According to Urban Dictionary’s most popular definition, OG is an abbreviation of the words ‘Original Gangster’, which is what the term was used for at first. Since then however, it has also been used to simply mean that something or someone is ‘original’—meaning, the first of its kind.
Technically, no, he didn’t. But he might be the first person people usually reference when using the term. Calling something or someone OG (or O.G.) dates back to the early 90s, around the same time Ice-T released his fourth studio album, O.G. Original Gangster in 1991. The album went to number 15 on the Billboard 200 chart and remains Ice-T’s most successful record to date.
In the record’s title song, ‘O.G. Original Gangster’ Ice-T gives his own version of an OG definition:
I ain’t no super hero
I ain’t no Marvel Comic
But when it comes to game I’m atomic
At droppin’ it straight
Point blank and untwisted
No imagination needed, ’cause I lived it
This ain’t no fuckin’ joke
This shit is real to me
I’m Ice-T
O.G.
And yet, as OG as Ice-T is, the term dates back way further than the rapper.
As we’ve said above, OG stands for ‘original gangster’. And who were the real original gangsters? The likes of Al Capone (sometimes known by the nickname ‘Scarface’), Bugs Moran, Owney Madden, and other bootleggers and mobsters of the Prohibition era.

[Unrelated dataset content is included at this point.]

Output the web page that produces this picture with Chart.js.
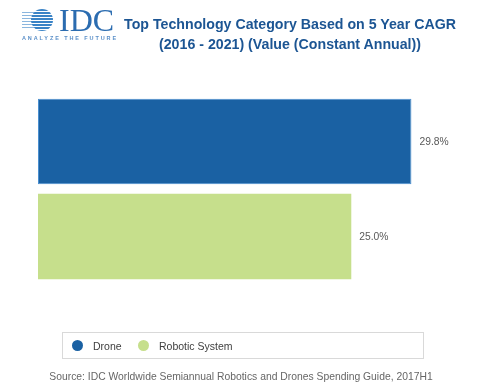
<!DOCTYPE html>
<html>
<head>
<meta charset="utf-8">
<script src="https://cdn.jsdelivr.net/npm/chart.js@4/dist/chart.umd.min.js"></script>
<style>
  html, body { margin: 0; padding: 0; background: #ffffff; }
  #wrap { position: relative; width: 499px; height: 387px; overflow: hidden; background: #fff; font-family: "Liberation Sans", Arial, sans-serif; }
  #chart { position: absolute; left: 0; top: 0; }
  #globe { position: absolute; left: 31px; top: 9px; width: 22px; height: 22px; border-radius: 50%;
    background: repeating-linear-gradient(to bottom, #3a83c6 0px, #3a83c6 2px, #ffffff 2px, #ffffff 3px); }
  #lines { position: absolute; left: 22px; top: 12px; width: 12px; height: 16px;
    background: repeating-linear-gradient(to bottom, #8bb6de 0px, #8bb6de 1px, #ffffff 1px, #ffffff 3px); }
  #idc { position: absolute; left: 59px; top: 2px; font-family: "Liberation Serif", "Times New Roman", serif; font-size: 32px; color: #2b6cb0; line-height: 36px; }
  #tag { position: absolute; left: 22px; top: 35px; font-size: 5.5px; letter-spacing: 1.9px; color: #5a8fc8; font-weight: bold; white-space: nowrap; }
  #title { position: absolute; left: 80px; width: 420px; top: 14px; text-align: center; font-weight: bold; font-size: 14.2px; line-height: 20px; color: #1c5593; white-space: nowrap; }
  #legend { position: absolute; left: 62px; top: 332px; width: 360px; height: 25px; border: 1px solid #d9d9d9; }
  .li { position: absolute; top: 0; height: 25px; line-height: 26px; font-size: 10.5px; color: #404040; white-space: nowrap; }
  .dot { position: absolute; top: 7px; width: 11px; height: 11px; border-radius: 50%; }
  #source { position: absolute; left: 0; width: 482px; top: 371px; text-align: center; font-size: 10.35px; color: #666; white-space: nowrap; }
</style>
</head>
<body>
<div id="wrap">
  <canvas id="chart" width="499" height="387"></canvas>
  <div id="lines"></div>
  <div id="globe"></div>
  <div id="idc">IDC</div>
  <div id="tag">ANALYZE THE FUTURE</div>
  <div id="title">Top Technology Category Based on 5 Year CAGR<br>(2016 - 2021) (Value (Constant Annual))</div>
  <div id="legend"></div>
  <div id="source">Source: IDC Worldwide Semiannual Robotics and Drones Spending Guide, 2017H1</div>
</div>
<script>
const categories = ["Top Technology Category"];
const seriesNames = ["Drone", "Robotic System"];
const droneValues = [29.8];
const roboticValues = [25.0];
const seriesColors = ["#1a61a3", "#c6df8c"];
const seriesBorders = ["#4a8fd0", "#c6df8c"];

const labelPlugin = {
  id: 'valueLabels',
  afterDatasetsDraw(chart) {
    const ctx = chart.ctx;
    ctx.save();
    ctx.font = '10.3px "Liberation Sans", Arial, sans-serif';
    ctx.fillStyle = '#595959';
    ctx.textBaseline = 'middle';
    ctx.textAlign = 'left';
    chart.data.datasets.forEach((ds, di) => {
      const meta = chart.getDatasetMeta(di);
      meta.data.forEach((bar, i) => {
        ctx.fillText(ds.data[i].toFixed(1) + '%', bar.x + 8, bar.y + 1);
      });
    });
    ctx.restore();
  }
};

const chart = new Chart(document.getElementById('chart'), {
  type: 'bar',
  data: {
    labels: categories,
    datasets: [
      { label: seriesNames[0], data: droneValues, backgroundColor: seriesColors[0], borderColor: seriesBorders[0], borderWidth: 1, borderSkipped: false },
      { label: seriesNames[1], data: roboticValues, backgroundColor: seriesColors[1], borderColor: seriesBorders[1], borderWidth: 0 }
    ]
  },
  options: {
    indexAxis: 'y',
    responsive: false,
    animation: false,
    categoryPercentage: 0.95,
    barPercentage: 0.9,
    layout: { padding: { left: 38, right: 60, top: 89, bottom: 98 } },
    scales: {
      x: { display: false, min: 0, max: 32 },
      y: { display: false }
    },
    plugins: {
      legend: { display: false },
      title: { display: false },
      tooltip: { enabled: false }
    }
  },
  plugins: [labelPlugin]
});

// HTML legend built from chart datasets
const legend = document.getElementById('legend');
const positions = [{ dot: 9, text: 30 }, { dot: 75, text: 96 }];
chart.data.datasets.forEach((ds, i) => {
  const dot = document.createElement('div');
  dot.className = 'dot';
  dot.style.left = positions[i].dot + 'px';
  dot.style.background = ds.backgroundColor;
  legend.appendChild(dot);
  const t = document.createElement('div');
  t.className = 'li';
  t.style.left = positions[i].text + 'px';
  t.textContent = ds.label;
  legend.appendChild(t);
});
</script>
</body>
</html>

Because ‘OG’ can be used in many different situations, you might have also heard someone using the term when talking about strains of weed. OG Kush is a popular strain which, according to Wikileaf, also draws its name from ‘Original Gangster’ due to its “status as an old-school building block strain.” Despite its fame, though, its exact origins remain a mystery. Some claim that it’s a cross between staple Chemdawg and a hardy Hindu Kush landrace. It’s also possible that OG Kush emerged from undocumented bag seed as a distinct phenotype of some other existing strain.
The meaning of its name is also disputed—the ‘OG’ part of its name has been alternately said to stand for ‘ocean grown’, in reference to its origin along the California coast and even OverGrown.com, a now-defunct website that served as a resource for countless cannabis growers. One thing that’s not up for debate is OG Kush’s potency—its THC composition has been consistently measured at “between 20 per cent and 25 per cent,” wrote Wikileaf.
Today, people continue to use OG online, especially on social media when discussing pop cultures such as movies, TV shows and reboots.